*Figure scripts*

.....

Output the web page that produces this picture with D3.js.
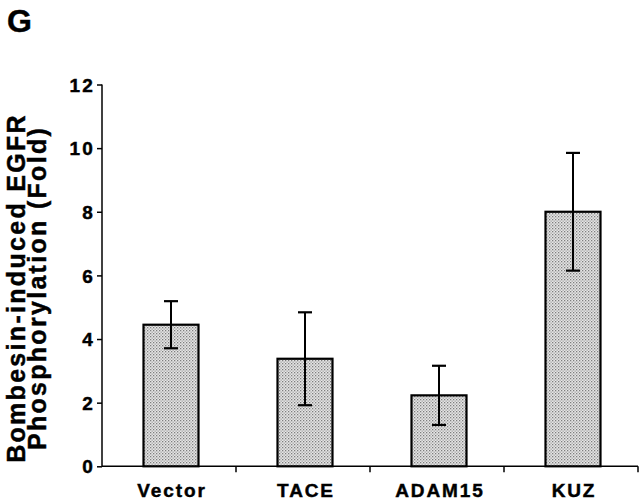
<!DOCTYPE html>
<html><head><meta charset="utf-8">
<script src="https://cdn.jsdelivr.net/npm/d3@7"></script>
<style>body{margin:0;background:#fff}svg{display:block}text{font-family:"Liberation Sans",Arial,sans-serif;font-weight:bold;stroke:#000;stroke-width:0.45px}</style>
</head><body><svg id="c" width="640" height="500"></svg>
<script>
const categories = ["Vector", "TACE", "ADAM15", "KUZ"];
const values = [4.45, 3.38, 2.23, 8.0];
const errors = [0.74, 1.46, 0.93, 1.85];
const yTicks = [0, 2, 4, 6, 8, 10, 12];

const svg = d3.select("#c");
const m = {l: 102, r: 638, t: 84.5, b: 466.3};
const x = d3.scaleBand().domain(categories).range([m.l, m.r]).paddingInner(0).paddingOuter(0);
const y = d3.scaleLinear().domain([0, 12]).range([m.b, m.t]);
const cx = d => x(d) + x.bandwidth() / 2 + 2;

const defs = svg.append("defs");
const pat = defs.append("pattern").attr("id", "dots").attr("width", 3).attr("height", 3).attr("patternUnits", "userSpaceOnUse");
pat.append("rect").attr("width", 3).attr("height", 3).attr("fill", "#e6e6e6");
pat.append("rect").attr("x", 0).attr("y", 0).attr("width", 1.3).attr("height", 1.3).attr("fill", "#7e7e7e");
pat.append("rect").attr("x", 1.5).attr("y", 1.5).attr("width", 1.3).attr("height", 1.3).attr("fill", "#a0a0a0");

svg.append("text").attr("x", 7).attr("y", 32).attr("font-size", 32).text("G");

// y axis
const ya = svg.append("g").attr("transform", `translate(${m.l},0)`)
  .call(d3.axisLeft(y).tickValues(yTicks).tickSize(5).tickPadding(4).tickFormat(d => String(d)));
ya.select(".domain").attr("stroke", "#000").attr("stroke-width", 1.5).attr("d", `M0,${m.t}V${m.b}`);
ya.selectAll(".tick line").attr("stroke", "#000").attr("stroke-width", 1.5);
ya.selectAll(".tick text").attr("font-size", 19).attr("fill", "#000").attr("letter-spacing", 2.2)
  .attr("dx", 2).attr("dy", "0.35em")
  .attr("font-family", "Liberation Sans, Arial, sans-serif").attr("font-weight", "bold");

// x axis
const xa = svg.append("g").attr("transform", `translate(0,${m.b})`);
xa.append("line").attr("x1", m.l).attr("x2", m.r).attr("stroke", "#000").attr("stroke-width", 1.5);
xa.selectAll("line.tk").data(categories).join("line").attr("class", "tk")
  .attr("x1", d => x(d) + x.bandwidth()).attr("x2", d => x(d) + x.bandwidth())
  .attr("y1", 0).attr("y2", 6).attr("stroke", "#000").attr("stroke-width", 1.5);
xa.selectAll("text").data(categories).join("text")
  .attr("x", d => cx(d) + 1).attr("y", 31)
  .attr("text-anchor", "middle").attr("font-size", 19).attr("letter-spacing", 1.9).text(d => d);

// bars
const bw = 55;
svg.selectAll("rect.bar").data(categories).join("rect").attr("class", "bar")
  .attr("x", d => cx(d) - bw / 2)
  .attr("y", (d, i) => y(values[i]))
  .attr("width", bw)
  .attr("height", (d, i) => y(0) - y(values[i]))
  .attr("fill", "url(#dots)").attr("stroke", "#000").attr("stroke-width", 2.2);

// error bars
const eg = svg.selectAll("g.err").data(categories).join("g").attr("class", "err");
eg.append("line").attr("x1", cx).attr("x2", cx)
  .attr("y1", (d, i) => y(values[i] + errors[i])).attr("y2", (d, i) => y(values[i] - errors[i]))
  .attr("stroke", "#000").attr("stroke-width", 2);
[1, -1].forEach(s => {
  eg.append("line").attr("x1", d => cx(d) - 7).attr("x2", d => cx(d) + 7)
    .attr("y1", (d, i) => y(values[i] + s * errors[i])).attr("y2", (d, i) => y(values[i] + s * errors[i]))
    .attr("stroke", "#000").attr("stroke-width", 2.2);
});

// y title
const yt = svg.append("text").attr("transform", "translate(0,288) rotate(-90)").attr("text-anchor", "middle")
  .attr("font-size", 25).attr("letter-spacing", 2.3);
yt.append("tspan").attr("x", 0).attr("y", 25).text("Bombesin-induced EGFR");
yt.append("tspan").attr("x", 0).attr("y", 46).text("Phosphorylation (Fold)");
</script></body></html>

.....

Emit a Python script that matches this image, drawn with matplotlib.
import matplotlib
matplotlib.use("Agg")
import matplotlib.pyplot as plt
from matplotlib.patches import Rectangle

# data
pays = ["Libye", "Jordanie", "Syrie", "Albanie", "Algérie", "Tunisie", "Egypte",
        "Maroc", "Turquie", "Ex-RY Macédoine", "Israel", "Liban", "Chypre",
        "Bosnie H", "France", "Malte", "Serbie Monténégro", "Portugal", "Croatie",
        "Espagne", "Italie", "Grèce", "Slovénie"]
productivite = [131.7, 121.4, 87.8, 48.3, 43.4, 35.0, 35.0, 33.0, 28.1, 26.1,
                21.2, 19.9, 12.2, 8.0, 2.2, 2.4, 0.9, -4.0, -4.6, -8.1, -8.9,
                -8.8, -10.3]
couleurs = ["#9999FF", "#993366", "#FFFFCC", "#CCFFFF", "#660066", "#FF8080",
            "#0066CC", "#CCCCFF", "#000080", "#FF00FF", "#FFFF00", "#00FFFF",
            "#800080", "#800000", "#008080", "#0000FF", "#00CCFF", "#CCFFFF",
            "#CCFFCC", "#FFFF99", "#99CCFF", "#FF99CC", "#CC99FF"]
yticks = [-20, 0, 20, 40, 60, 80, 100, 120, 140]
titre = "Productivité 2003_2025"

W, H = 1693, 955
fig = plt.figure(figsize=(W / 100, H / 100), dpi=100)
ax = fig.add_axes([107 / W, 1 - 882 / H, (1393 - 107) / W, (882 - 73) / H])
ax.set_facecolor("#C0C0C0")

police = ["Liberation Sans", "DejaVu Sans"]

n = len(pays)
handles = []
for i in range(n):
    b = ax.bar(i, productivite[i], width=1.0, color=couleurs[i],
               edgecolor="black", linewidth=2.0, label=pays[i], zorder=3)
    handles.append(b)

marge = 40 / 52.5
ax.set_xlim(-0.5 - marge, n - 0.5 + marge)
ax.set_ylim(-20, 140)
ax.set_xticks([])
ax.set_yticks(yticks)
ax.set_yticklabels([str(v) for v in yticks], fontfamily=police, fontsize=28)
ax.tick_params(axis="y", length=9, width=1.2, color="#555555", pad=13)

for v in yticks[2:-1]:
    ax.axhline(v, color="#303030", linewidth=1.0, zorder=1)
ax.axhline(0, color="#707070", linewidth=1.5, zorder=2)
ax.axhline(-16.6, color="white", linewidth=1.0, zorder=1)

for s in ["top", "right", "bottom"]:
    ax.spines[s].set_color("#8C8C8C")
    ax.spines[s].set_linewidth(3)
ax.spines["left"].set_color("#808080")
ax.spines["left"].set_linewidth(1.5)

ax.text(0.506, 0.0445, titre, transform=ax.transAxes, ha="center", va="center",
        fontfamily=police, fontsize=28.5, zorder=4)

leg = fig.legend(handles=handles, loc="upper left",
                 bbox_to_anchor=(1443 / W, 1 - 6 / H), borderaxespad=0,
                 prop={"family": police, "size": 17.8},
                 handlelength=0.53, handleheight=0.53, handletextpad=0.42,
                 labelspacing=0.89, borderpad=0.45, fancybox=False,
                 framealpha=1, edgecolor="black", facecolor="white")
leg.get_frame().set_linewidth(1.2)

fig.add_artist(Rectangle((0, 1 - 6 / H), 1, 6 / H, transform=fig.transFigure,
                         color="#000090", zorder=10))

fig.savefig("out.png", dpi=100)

.....

Repeat only the lines from the one with "Output the web" down to the one with "const cx = d => x(d) + x.bandwidth() / 2 + 2;", word for word and both included, and leave the pictures out.

Output the web page that produces this picture with D3.js.
<!DOCTYPE html>
<html><head><meta charset="utf-8">
<script src="https://cdn.jsdelivr.net/npm/d3@7"></script>
<style>body{margin:0;background:#fff}svg{display:block}text{font-family:"Liberation Sans",Arial,sans-serif;font-weight:bold;stroke:#000;stroke-width:0.45px}</style>
</head><body><svg id="c" width="640" height="500"></svg>
<script>
const categories = ["Vector", "TACE", "ADAM15", "KUZ"];
const values = [4.45, 3.38, 2.23, 8.0];
const errors = [0.74, 1.46, 0.93, 1.85];
const yTicks = [0, 2, 4, 6, 8, 10, 12];

const svg = d3.select("#c");
const m = {l: 102, r: 638, t: 84.5, b: 466.3};
const x = d3.scaleBand().domain(categories).range([m.l, m.r]).paddingInner(0).paddingOuter(0);
const y = d3.scaleLinear().domain([0, 12]).range([m.b, m.t]);
const cx = d => x(d) + x.bandwidth() / 2 + 2;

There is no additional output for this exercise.